First a quick cliff notes version of LeBron’s actual involvement with Ohio State is in order before delving into any pros and cons, because it’s not as if he is an official spokesman for the University.
He was born and raised in Ohio, actively cheers for the Buckeyes on television and on Twitter and even has a permanent locker in the new basketball facilities just erected on campus. He has been seen on the sidelines of multiple Ohio State football games, most of which are prime-time showdowns against elite competition.
It just so happens that there are many highly regarded basketball recruits on the sidelines for those games as well. It's almost as if Thad Matta set it up that way.
Frankly speaking, the pros of James being such a public Buckeye supporter certainly outweigh the cons from Ohio State’s point of view, primarily because of recruiting. Like it or not, recruiting is the lifeblood of sustained success at the collegiate level, and anything that helps Matta successfully do so is good for the program.
An obvious pro in this situation is merely having the greatest basketball player in the world right now associated with your program. James has explicitly said multiple times that he would have gone to Ohio State if he did play in college, and while LeBron may not quite be what Air Jordan was in the '90s in terms of “coolness,” he isn't that far off.
Having King James pulling for Ohio State makes it cool to be a Buckeye in the eyes of many people, most importantly high school recruits. Many of the best players to ever don scarlet and gray don't really resonate with younger people today (Jerry Lucas, John Havlicek, etc.), so at least the Buckeyes have a current representative.
Just his mere shadow at the team facilities will monumentally help with recruiting. How many other premier basketball programs feature a LeBron James locker in a glistening new practice facility? It’s not hard to imagine that leaving an impression on some 17- and 18-year-old kids as they tour the locker room.
Furthermore, were James to ever utilize that locker room access and come train with the team during the offseason, there is no better way for the current Buckeyes to improve than playing with the NBA’s best player.
If you are a Buckeye fan, are you glad LeBron James is so publicly supportive of Ohio State?
James’ involvement also helps with the football team, whether it is sharing his championship experiences with a squad that has national title aspirations of its own before an important game or telling the world (and every football playing high school prospect along with it) through national television how much he loves the Buckeyes.
The cons of LeBron being associated with Ohio State are mostly contrived at this point in the minds of those Cavs fans still smarting from what was seen as a betrayal. There is likely some level of inner turmoil as these diehard Cleveland supporters who are also Buckeyes wrestle with the fact James is involved even a little.

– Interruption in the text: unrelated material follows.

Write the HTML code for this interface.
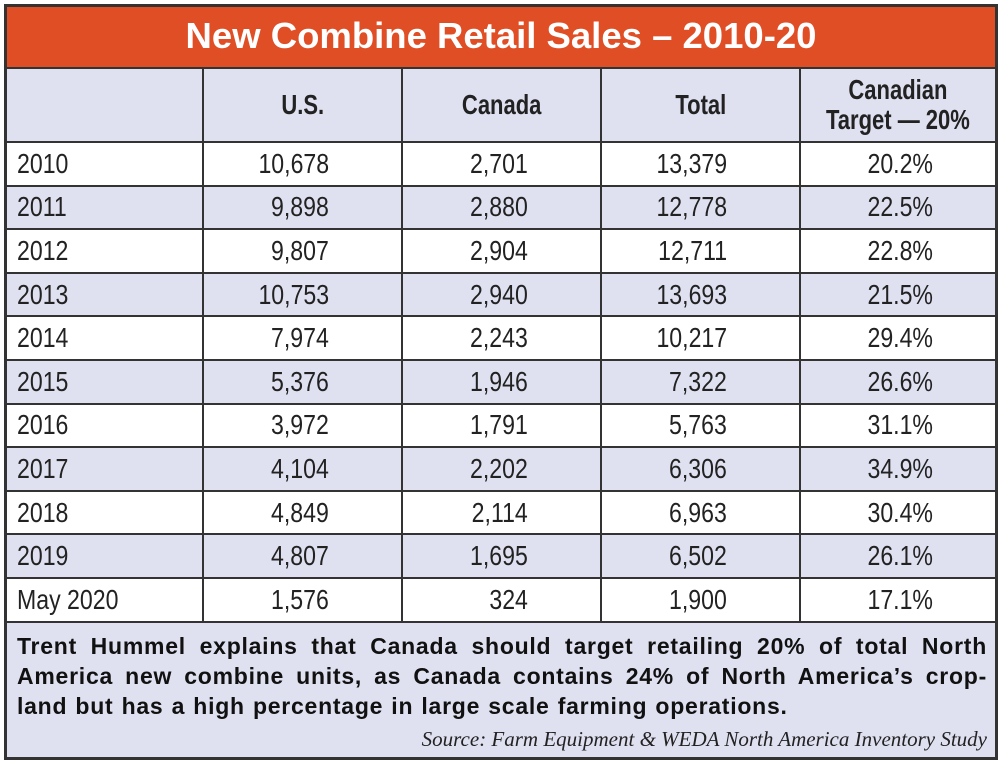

Honestly, though, the fact that LeBron got the school colors wrong when addressing the crowd pregame should be more offensive to any Ohio State fan than his playing in Miami. He mentioned that he always has his scarlet and red on everywhere he goes, but any Buckeye supporter worth his or her weight in chocolate and peanut butter would presumably know the colors are scarlet and gray.
It may seem silly from the outside, but traditions and school colors are sacred when it comes to big college fanbases.
Another con is the fact that it’s hard not to have what-if thoughts creep into one’s mind as a Buckeye. Just think if the one-and-done rule had been in place when LeBron was coming out of high school. Carmelo Anthony’s national championship run as a freshman at Syracuse was impressive, but one would have to assume James would have been even better.
The Schottenstein Center would have a couple more banners hanging from its rafters.
That being said, if James helps land even one 5-star stud prospect for either the basketball or football team, any lingering grudges from the decision will seem petty. Yes, he could have handled the way he left for Miami in a far better way, but it was ultimately a good career move and he still loves the Buckeyes, which is one of the defining characteristics of being an Ohioan.
If Matta (and Meyer) is good with James being around the program and recruiting targets, then you probably should be too.